Strange New Worlds could change this eventually, but for now Lower Decks feels like a show that could only have come to bear in an age where traditional Star Trek, one filled with bold voyagers striding toward a better future, seems trite and ridiculous. The Cerritos bridge officers are, thus far at least, egotistical, controlling or grumpy, and keen to steal the glory from those who do the grunt work. Lower Decks wants us to root for the underdog again, as does Discovery, and indeed as does Picard. Three very different shows with a common theme - our heroes are different now. They’re not the powerful, but the powerless. Discovery charts a course of redemption. Picard seeks to find hope. Lower Decks… maybe that ventures to frame Starfleet as more of a realistic hierarchy than a fantastical meritocracy of the future where everyone gets the lives they deserve. Once again, Star Trek’s utopia is being reimagined.

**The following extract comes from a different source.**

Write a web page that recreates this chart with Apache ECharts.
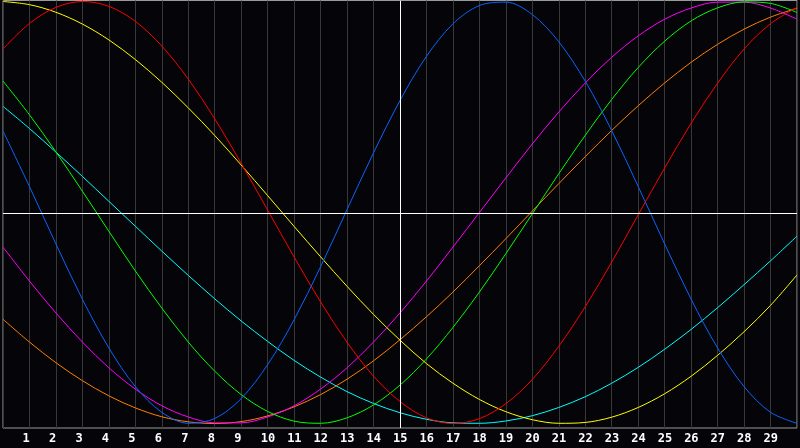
<!DOCTYPE html>
<html><head><meta charset="utf-8">
<script src="https://cdn.jsdelivr.net/npm/echarts@6/dist/echarts.min.js"></script>
<style>html,body{margin:0;padding:0;background:#050408;}#c{width:800px;height:448px;}</style>
</head><body><div id="c"></div>
<script>
// Days along the x axis
const days = [0,1,2,3,4,5,6,7,8,9,10,11,12,13,14,15,16,17,18,19,20,21,22,23,24,25,26,27,28,29,30];
// Tick labels shown under the chart
const tickLabels = [1,2,3,4,5,6,7,8,9,10,11,12,13,14,15,16,17,18,19,20,21,22,23,24,25,26,27,28,29];
// Marked day (vertical white line)
const markedDay = 15;

// Cycle values (percent) at each day
const physical     = [38.6,12.3,-14.9,-41.1,-64.2,-82.5,-94.7,-99.9,-97.6,-88.2,-72.1,-50.8,-25.7,1.4,28.3,53.1,74.0,89.4,98.1,99.7,93.8,80.9,62.2,38.8,12.3,-14.9,-41.1,-64.2,-82.5,-94.7,-99.9];
const emotional    = [77.5,89.6,97.2,100,97.7,90.6,78.9,63.2,44.4,23.3,1.1,-21.1,-42.4,-61.5,-77.6,-89.6,-97.3,-100,-97.7,-90.6,-79.1,-63.4,-44.6,-23.5,-1.1,21.1,42.3,61.3,77.5,89.5,97.2];
const intellectual = [62.3,46.3,28.7,10.1,-8.9,-27.7,-45.3,-61.4,-75.2,-86.3,-94.3,-98.9,-99.9,-97.3,-91.2,-81.8,-69.4,-54.5,-37.7,-19.5,-0.6,18.4,36.6,53.6,68.7,81.2,90.8,97.0,99.8,99.1,94.8];
const intuitive    = [-16.4,-32.5,-47.6,-61.4,-73.6,-83.7,-91.6,-96.9,-99.7,-99.7,-96.9,-91.6,-83.7,-73.6,-61.4,-47.6,-32.5,-16.4,0,16.4,32.5,47.6,61.4,73.6,83.7,91.6,96.9,99.7,99.7,96.9,91.6];
const aesthetic    = [100,98.5,94.9,89.3,81.8,72.5,61.7,49.6,36.5,22.5,8.0,-6.6,-21.0,-35.0,-48.3,-60.5,-71.6,-80.9,-88.6,-94.4,-98.2,-99.9,-99.5,-97.0,-92.4,-85.9,-77.6,-67.7,-56.5,-44.0,-29.6];
const awareness    = [-50.6,-61.4,-71.2,-79.7,-86.9,-92.6,-96.8,-99.2,-100,-99.1,-96.4,-92.1,-86.3,-79.0,-70.3,-60.3,-49.4,-37.7,-25.2,-12.4,0.7,13.7,26.5,38.9,50.6,61.4,71.2,79.7,86.9,92.6,96.8];
const spiritual    = [50.3,39.8,28.6,17.1,5.3,-6.5,-18.3,-29.8,-40.9,-51.4,-61.1,-70.1,-78.0,-84.9,-90.5,-94.9,-98.0,-99.7,-99.9,-98.8,-96.3,-92.4,-87.3,-80.9,-73.4,-64.8,-55.4,-45.1,-34.2,-22.9,-11.2];

const seriesDefs = [
  {name:'Spiritual',    data: spiritual,    color:'#00ffff'},
  {name:'Awareness',    data: awareness,    color:'#ff8000'},
  {name:'Intuitive',    data: intuitive,    color:'#ff00ff'},
  {name:'Intellectual', data: intellectual, color:'#00ff00'},
  {name:'Aesthetic',    data: aesthetic,    color:'#ffff00'},
  {name:'Emotional',    data: emotional,    color:'#ff0000'},
  {name:'Physical',     data: physical,     color:'#0a64ff'}
];

const chart = echarts.init(document.getElementById('c'), null, {renderer:'canvas'});
const series = seriesDefs.map(s => ({
  name: s.name,
  type: 'line',
  data: days.map((d, i) => [d, s.data[i]]),
  smooth: 0.33,
  showSymbol: false,
  symbol: 'none',
  lineStyle: {color: s.color, width: 1},
  itemStyle: {color: s.color},
  z: 3
}));
series.unshift({
  name: 'marks',
  type: 'line',
  data: [],
  z: 2,
  markLine: {
    silent: true,
    symbol: 'none',
    label: {show: false},
    lineStyle: {color: '#ffffff', width: 1, type: 'solid'},
    data: [{xAxis: markedDay}, {yAxis: -0.5}]
  }
});

chart.setOption({
  backgroundColor: '#050408',
  animation: false,
  grid: {left: 0.5, right: 0.5, top: 0.5, bottom: 20, show: true, borderColor: '#9a9a9a', borderWidth: 1, backgroundColor: 'transparent'},
  xAxis: {
    type: 'value', min: 0, max: 30, interval: 1,
    axisLine: {show: false},
    axisTick: {show: false},
    splitLine: {show: true, lineStyle: {color: '#383838', width: 1}},
    axisLabel: {
      margin: 5,
      align: 'center',
      formatter: v => tickLabels.indexOf(v) >= 0 ? '{d|' + v + '}' : '',
      rich: {d: {width: 14, align: 'left', color: '#ffffff', fontWeight: 'bold', fontFamily: 'DejaVu Sans Mono', fontSize: 12}}
    }
  },
  yAxis: {
    type: 'value', min: -102.13, max: 100.47,
    axisLine: {show: false}, axisTick: {show: false}, axisLabel: {show: false},
    splitLine: {show: false}
  },
  series: series
});
</script>
</body></html>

Lower Decks will, no doubt, settle into a rhythm. Second Contact looks to impress, throwing everything but the kitchen sink to grab your attention, but it will be interesting returning to examine the show at the end of the first ten episode run to see how it matures, and whether the stylistic framework alerts, changes or deepens as we get to know the characters and experience their adventures. Right now, while thematically in step with the rest of the modern Star Trek universe and filled with incidental details which prove how well the show understands its place and setting, it is a series that isn’t saying anything you didn’t already know.
It does, at least, have me animated enough to see what comes next.